■ **Data for this exercise**:
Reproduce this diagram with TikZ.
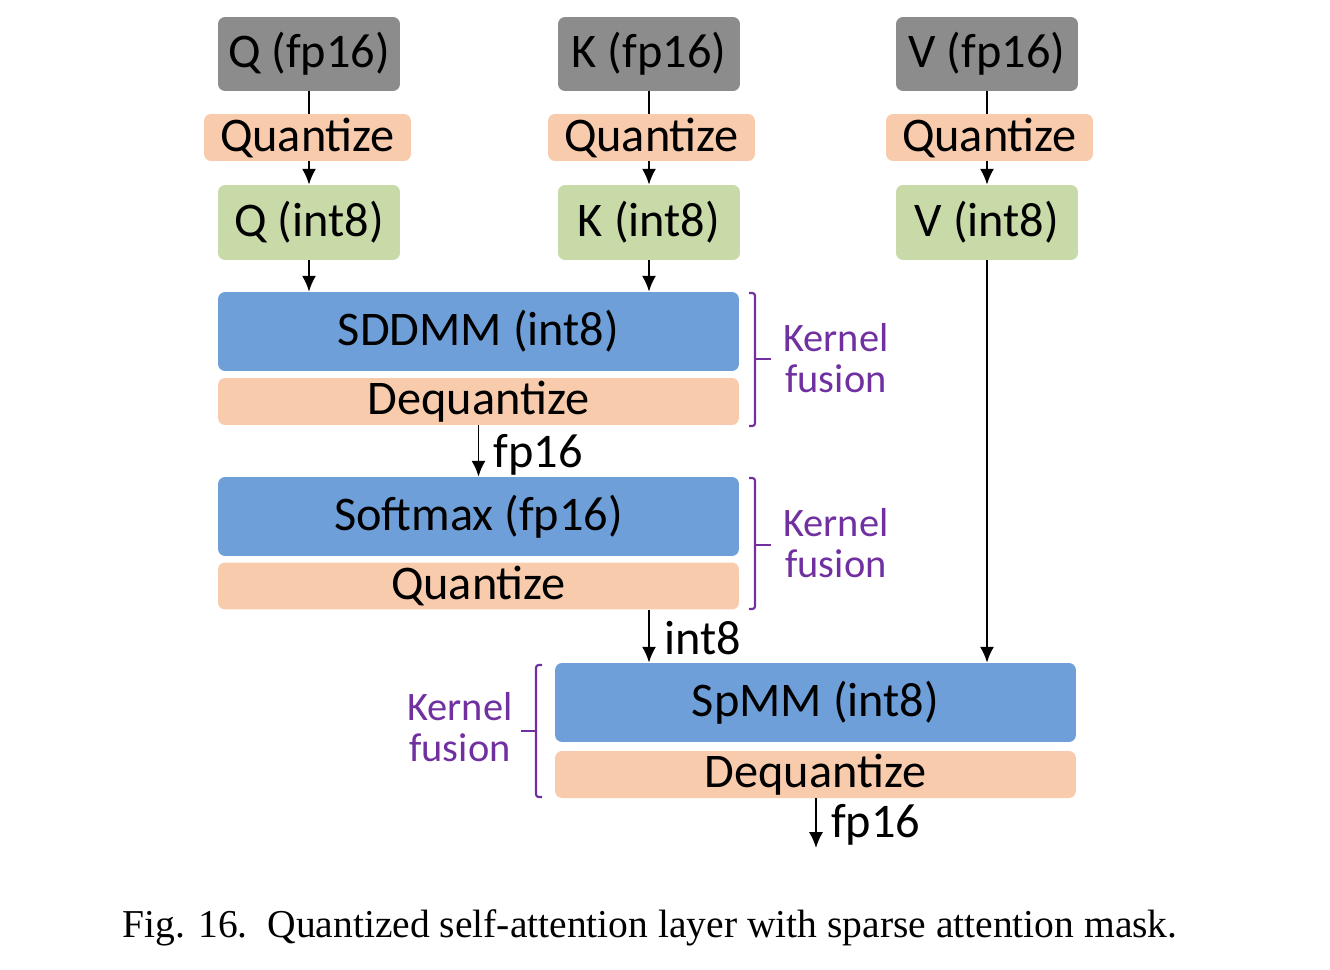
\documentclass[tikz,border=0pt]{standalone}
\usepackage{fontspec}
\setmainfont{Carlito}
\newfontfamily\capfont{Liberation Serif}
\usepackage{xcolor}
\usetikzlibrary{arrows.meta}
\definecolor{boxgray}{HTML}{8C8C8C}
\definecolor{boxorange}{HTML}{F8CBAD}
\definecolor{boxgreen}{HTML}{C9DAA9}
\definecolor{boxblue}{HTML}{6F9FD9}
\definecolor{fusepurple}{HTML}{7030A0}
\tikzset{>={Latex[length=9pt,width=8pt]}}
\tikzset{
  blk/.style={rounded corners=4pt, inner sep=0pt, font=\fontsize{27.5}{30}\selectfont},
  fpbox/.style={blk, fill=boxgray, minimum width=3.64cm, minimum height=1.48cm},
  quantbox/.style={blk, fill=boxorange, minimum width=4.14cm, minimum height=0.94cm},
  intbox/.style={blk, fill=boxgreen, minimum width=3.64cm, minimum height=1.5cm},
  opbox/.style={blk, fill=boxblue, minimum width=10.42cm, minimum height=1.58cm},
  postbox/.style={blk, fill=boxorange, minimum width=10.42cm, minimum height=0.94cm},
  flow/.style={line width=1.1pt},
  dtype/.style={anchor=west, inner sep=0pt, font=\fontsize{27.5}{30}\selectfont},
  fuse/.style={draw=fusepurple, line width=1.2pt, rounded corners=1.5pt},
  fusetext/.style={text=fusepurple, align=center, inner sep=0pt, font=\fontsize{23}{23.5}\selectfont}
}

\begin{document}
\begin{tikzpicture}[x=0.02cm, y=-0.02cm]
  \useasboundingbox (0, 0) rectangle (1330, 970);
  % inputs
  \node[fpbox] (qfp) at (309, 54) {Q (fp16)};
  \node[fpbox] (kfp) at (649, 54) {K (fp16)};
  \node[fpbox] (vfp) at (987, 54) {V (fp16)};
  \node[quantbox] (qquant) at (307.5, 137.5) {Quantize};
  \node[quantbox] (kquant) at (651.5, 137.5) {Quantize};
  \node[quantbox] (vquant) at (989.5, 137.5) {Quantize};
  \node[intbox] (qint) at (309, 222.5) {Q (int8)};
  \node[intbox] (kint) at (649, 222.5) {K (int8)};
  \node[intbox] (vint) at (987, 222.5) {V (int8)};
  % fused kernels
  \node[opbox] (sddmm) at (478.5, 331.5) {SDDMM (int8)};
  \node[postbox] (deq1) at (478.5, 401.5) {Dequantize};
  \node[opbox] (softmax) at (478.5, 516.5) {Softmax (fp16)};
  \node[postbox] (quant2) at (478.5, 586) {Quantize};
  \node[opbox] (spmm) at (815.5, 702.5) {SpMM (int8)};
  \node[postbox] (deq2) at (815.5, 774.5) {Dequantize};
  \coordinate (out) at (816, 848);
  % connectors
  \foreach \a/\b/\c in {qfp/qquant/qint, kfp/kquant/kint, vfp/vquant/vint} {
    \draw[flow] (\a.south) -- (\a.south |- \b.north);
    \draw[flow, ->] (\a.south |- \b.south) -- (\c.north);
  }
  \draw[flow, ->] (qint.south) -- (qint.south |- sddmm.north);
  \draw[flow, ->] (kint.south) -- (kint.south |- sddmm.north);
  \draw[flow, ->] (vint.south) -- (vint.south |- spmm.north);
  \draw[flow, ->] (deq1.south) -- (softmax.north)
    node[dtype, midway, xshift=8pt, yshift=-2pt] {fp16};
  \draw[flow, ->] (kint.south |- quant2.south) -- (kint.south |- spmm.north)
    node[dtype, midway, xshift=8pt, yshift=-1pt] {int8};
  \draw[flow, ->] (deq2.south -| out) -- (out)
    node[dtype, midway, xshift=8pt, yshift=-1pt] {fp16};
  % kernel fusion brackets
  \draw[fuse] (749, 293) -- (755, 293) -- (755, 426) -- (749, 426);
  \draw[fuse] (755, 359) -- (771, 359);
  \node[fusetext] (fuse1) at (836, 358) {Kernel\\fusion};
  \draw[fuse] (749, 478) -- (755, 478) -- (755, 609) -- (749, 609);
  \draw[fuse] (755, 545) -- (771, 545);
  \node[fusetext] (fuse2) at (836, 543) {Kernel\\fusion};
  \draw[fuse] (542, 665) -- (536, 665) -- (536, 797) -- (542, 797);
  \draw[fuse] (536, 731) -- (521, 731);
  \node[fusetext] (fuse3) at (460, 727) {Kernel\\fusion};
  % caption
  \node[inner sep=0pt, font=\capfont\fontsize{22.5}{24}\selectfont] (cap) at (650, 928)
    {Fig. 16.\ \ Quantized self-attention layer with sparse attention mask.};
\end{tikzpicture}
\end{document}
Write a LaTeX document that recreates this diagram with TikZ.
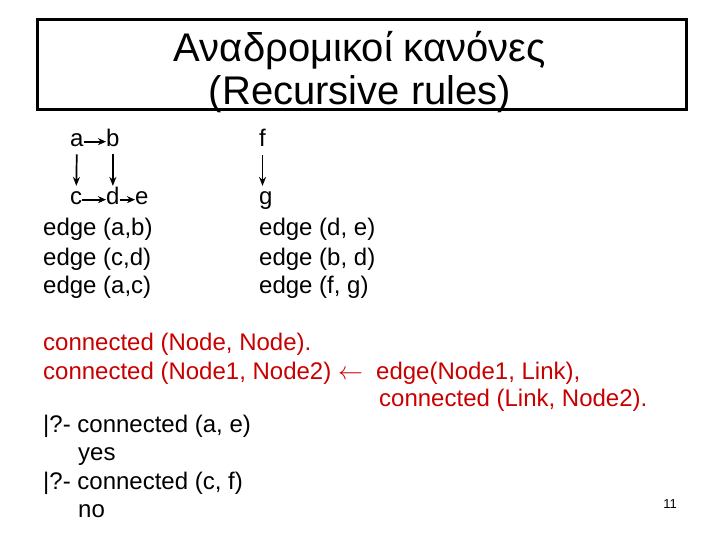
\documentclass[tikz,border=0pt]{standalone}
\usepackage{fontspec}
\setmainfont{Liberation Sans}
\usetikzlibrary{arrows.meta}
\definecolor{rulered}{RGB}{200,0,0}
\tikzset{
  txt/.style={anchor=base west, inner sep=0pt, font=\fontsize{24}{29}\selectfont},
  letter/.style={txt},
  red txt/.style={txt, text=rulered},
  title/.style={anchor=base, inner sep=0pt, font=\fontsize{40}{46}\selectfont},
  down/.style={-{Stealth[length=9pt,width=7pt]}, line width=1.7pt, shorten <=7pt, shorten >=6pt},
  side/.style={-{Stealth[length=8pt,width=7pt]}, line width=1.7pt}
}
\begin{document}
\begin{tikzpicture}[x=1pt,y=-1pt]
\useasboundingbox (0,0) rectangle (720,540);
% title box
\draw[line width=3pt] (37,20) rectangle (686,110);
\node[title] (t1) at (360,62) {Αναδρομικοί κανόνες};
\node[title] (t2) at (360,105) {(Recursive rules)};
% graph
\node[letter] (a) at (70,147) {a};
\node[letter] (b) at (106,147) {b};
\node[letter] (c) at (70,205) {c};
\node[letter] (d) at (106,205) {d};
\node[letter] (e) at (135,205) {e};
\node[letter] (f) at (259,147) {f};
\node[letter] (g) at (259,205) {g};
\draw[side] ([yshift=-1pt]a.east) -- ([yshift=-1pt]a.east -| b.west);
\draw[side] ([yshift=-1pt]c.east) -- ([yshift=-1pt]c.east -| d.west);
\draw[side] ([yshift=-1pt]e.west -| d.east) -- ([yshift=-1pt]e.west);
\draw[down] (a.south) -- (c.north);
\draw[down] (b.south) -- (b.south |- c.north);
\draw[down, shorten <=8pt] (f.south) -- (f.south |- g.north);
% facts
\node[txt] (e1) at (43,236) {edge (a,b)};
\node[txt] (e2) at (43,265) {edge (c,d)};
\node[txt] (e3) at (43,293) {edge (a,c)};
\node[txt] (e4) at (259,236) {edge (d, e)};
\node[txt] (e5) at (259,265) {edge (b, d)};
\node[txt] (e6) at (259,293) {edge (f, g)};
% rules
\node[red txt] (r1) at (43,350) {connected (Node, Node).};
\node[red txt] (r2) at (43,379) {connected (Node1, Node2) $\leftarrow$};
\node[red txt] (r3) at (376,379) {edge(Node1, Link),};
\node[red txt] (r4) at (379,406) {connected (Link, Node2).};
% queries
\node[txt] (q1) at (43,432) {|?- connected (a, e)};
\node[txt] (y1) at (78,460) {yes};
\node[txt] (q2) at (43,489) {|?- connected (c, f)};
\node[txt] (n1) at (78,517) {no};
\node[anchor=base east, inner sep=0pt, font=\fontsize{13}{15}\selectfont] (pg) at (677,508) {11};
\end{tikzpicture}
\end{document}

■ **Task brief**:
Reproduce the listing exactly. Leave its pictures out.

■ **Answer below**:
Reproduce this diagram with TikZ.
\documentclass[tikz,border=0pt]{standalone}
\usepackage{fontspec}
\setmainfont{Carlito}
\newfontfamily\capfont{Liberation Serif}
\usepackage{xcolor}
\usetikzlibrary{arrows.meta}
\definecolor{boxgray}{HTML}{8C8C8C}
\definecolor{boxorange}{HTML}{F8CBAD}
\definecolor{boxgreen}{HTML}{C9DAA9}
\definecolor{boxblue}{HTML}{6F9FD9}
\definecolor{fusepurple}{HTML}{7030A0}
\tikzset{>={Latex[length=9pt,width=8pt]}}
\tikzset{
  blk/.style={rounded corners=4pt, inner sep=0pt, font=\fontsize{27.5}{30}\selectfont},
  fpbox/.style={blk, fill=boxgray, minimum width=3.64cm, minimum height=1.48cm},
  quantbox/.style={blk, fill=boxorange, minimum width=4.14cm, minimum height=0.94cm},
  intbox/.style={blk, fill=boxgreen, minimum width=3.64cm, minimum height=1.5cm},
  opbox/.style={blk, fill=boxblue, minimum width=10.42cm, minimum height=1.58cm},
  postbox/.style={blk, fill=boxorange, minimum width=10.42cm, minimum height=0.94cm},
  flow/.style={line width=1.1pt},
  dtype/.style={anchor=west, inner sep=0pt, font=\fontsize{27.5}{30}\selectfont},
  fuse/.style={draw=fusepurple, line width=1.2pt, rounded corners=1.5pt},
  fusetext/.style={text=fusepurple, align=center, inner sep=0pt, font=\fontsize{23}{23.5}\selectfont}
}

\begin{document}
\begin{tikzpicture}[x=0.02cm, y=-0.02cm]
  \useasboundingbox (0, 0) rectangle (1330, 970);
  % inputs
  \node[fpbox] (qfp) at (309, 54) {Q (fp16)};
  \node[fpbox] (kfp) at (649, 54) {K (fp16)};
  \node[fpbox] (vfp) at (987, 54) {V (fp16)};
  \node[quantbox] (qquant) at (307.5, 137.5) {Quantize};
  \node[quantbox] (kquant) at (651.5, 137.5) {Quantize};
  \node[quantbox] (vquant) at (989.5, 137.5) {Quantize};
  \node[intbox] (qint) at (309, 222.5) {Q (int8)};
  \node[intbox] (kint) at (649, 222.5) {K (int8)};
  \node[intbox] (vint) at (987, 222.5) {V (int8)};
  % fused kernels
  \node[opbox] (sddmm) at (478.5, 331.5) {SDDMM (int8)};
  \node[postbox] (deq1) at (478.5, 401.5) {Dequantize};
  \node[opbox] (softmax) at (478.5, 516.5) {Softmax (fp16)};
  \node[postbox] (quant2) at (478.5, 586) {Quantize};
  \node[opbox] (spmm) at (815.5, 702.5) {SpMM (int8)};
  \node[postbox] (deq2) at (815.5, 774.5) {Dequantize};
  \coordinate (out) at (816, 848);
  % connectors
  \foreach \a/\b/\c in {qfp/qquant/qint, kfp/kquant/kint, vfp/vquant/vint} {
    \draw[flow] (\a.south) -- (\a.south |- \b.north);
    \draw[flow, ->] (\a.south |- \b.south) -- (\c.north);
  }
  \draw[flow, ->] (qint.south) -- (qint.south |- sddmm.north);
  \draw[flow, ->] (kint.south) -- (kint.south |- sddmm.north);
  \draw[flow, ->] (vint.south) -- (vint.south |- spmm.north);
  \draw[flow, ->] (deq1.south) -- (softmax.north)
    node[dtype, midway, xshift=8pt, yshift=-2pt] {fp16};
  \draw[flow, ->] (kint.south |- quant2.south) -- (kint.south |- spmm.north)
    node[dtype, midway, xshift=8pt, yshift=-1pt] {int8};
  \draw[flow, ->] (deq2.south -| out) -- (out)
    node[dtype, midway, xshift=8pt, yshift=-1pt] {fp16};
  % kernel fusion brackets
  \draw[fuse] (749, 293) -- (755, 293) -- (755, 426) -- (749, 426);
  \draw[fuse] (755, 359) -- (771, 359);
  \node[fusetext] (fuse1) at (836, 358) {Kernel\\fusion};
  \draw[fuse] (749, 478) -- (755, 478) -- (755, 609) -- (749, 609);
  \draw[fuse] (755, 545) -- (771, 545);
  \node[fusetext] (fuse2) at (836, 543) {Kernel\\fusion};
  \draw[fuse] (542, 665) -- (536, 665) -- (536, 797) -- (542, 797);
  \draw[fuse] (536, 731) -- (521, 731);
  \node[fusetext] (fuse3) at (460, 727) {Kernel\\fusion};
  % caption
  \node[inner sep=0pt, font=\capfont\fontsize{22.5}{24}\selectfont] (cap) at (650, 928)
    {Fig. 16.\ \ Quantized self-attention layer with sparse attention mask.};
\end{tikzpicture}
\end{document}
Write a LaTeX document that recreates this diagram with TikZ.
\documentclass[tikz,border=0pt]{standalone}
\usepackage{fontspec}
\setmainfont{Liberation Sans}
\usetikzlibrary{arrows.meta}
\definecolor{rulered}{RGB}{200,0,0}
\tikzset{
  txt/.style={anchor=base west, inner sep=0pt, font=\fontsize{24}{29}\selectfont},
  letter/.style={txt},
  red txt/.style={txt, text=rulered},
  title/.style={anchor=base, inner sep=0pt, font=\fontsize{40}{46}\selectfont},
  down/.style={-{Stealth[length=9pt,width=7pt]}, line width=1.7pt, shorten <=7pt, shorten >=6pt},
  side/.style={-{Stealth[length=8pt,width=7pt]}, line width=1.7pt}
}
\begin{document}
\begin{tikzpicture}[x=1pt,y=-1pt]
\useasboundingbox (0,0) rectangle (720,540);
% title box
\draw[line width=3pt] (37,20) rectangle (686,110);
\node[title] (t1) at (360,62) {Αναδρομικοί κανόνες};
\node[title] (t2) at (360,105) {(Recursive rules)};
% graph
\node[letter] (a) at (70,147) {a};
\node[letter] (b) at (106,147) {b};
\node[letter] (c) at (70,205) {c};
\node[letter] (d) at (106,205) {d};
\node[letter] (e) at (135,205) {e};
\node[letter] (f) at (259,147) {f};
\node[letter] (g) at (259,205) {g};
\draw[side] ([yshift=-1pt]a.east) -- ([yshift=-1pt]a.east -| b.west);
\draw[side] ([yshift=-1pt]c.east) -- ([yshift=-1pt]c.east -| d.west);
\draw[side] ([yshift=-1pt]e.west -| d.east) -- ([yshift=-1pt]e.west);
\draw[down] (a.south) -- (c.north);
\draw[down] (b.south) -- (b.south |- c.north);
\draw[down, shorten <=8pt] (f.south) -- (f.south |- g.north);
% facts
\node[txt] (e1) at (43,236) {edge (a,b)};
\node[txt] (e2) at (43,265) {edge (c,d)};
\node[txt] (e3) at (43,293) {edge (a,c)};
\node[txt] (e4) at (259,236) {edge (d, e)};
\node[txt] (e5) at (259,265) {edge (b, d)};
\node[txt] (e6) at (259,293) {edge (f, g)};
% rules
\node[red txt] (r1) at (43,350) {connected (Node, Node).};
\node[red txt] (r2) at (43,379) {connected (Node1, Node2) $\leftarrow$};
\node[red txt] (r3) at (376,379) {edge(Node1, Link),};
\node[red txt] (r4) at (379,406) {connected (Link, Node2).};
% queries
\node[txt] (q1) at (43,432) {|?- connected (a, e)};
\node[txt] (y1) at (78,460) {yes};
\node[txt] (q2) at (43,489) {|?- connected (c, f)};
\node[txt] (n1) at (78,517) {no};
\node[anchor=base east, inner sep=0pt, font=\fontsize{13}{15}\selectfont] (pg) at (677,508) {11};
\end{tikzpicture}
\end{document}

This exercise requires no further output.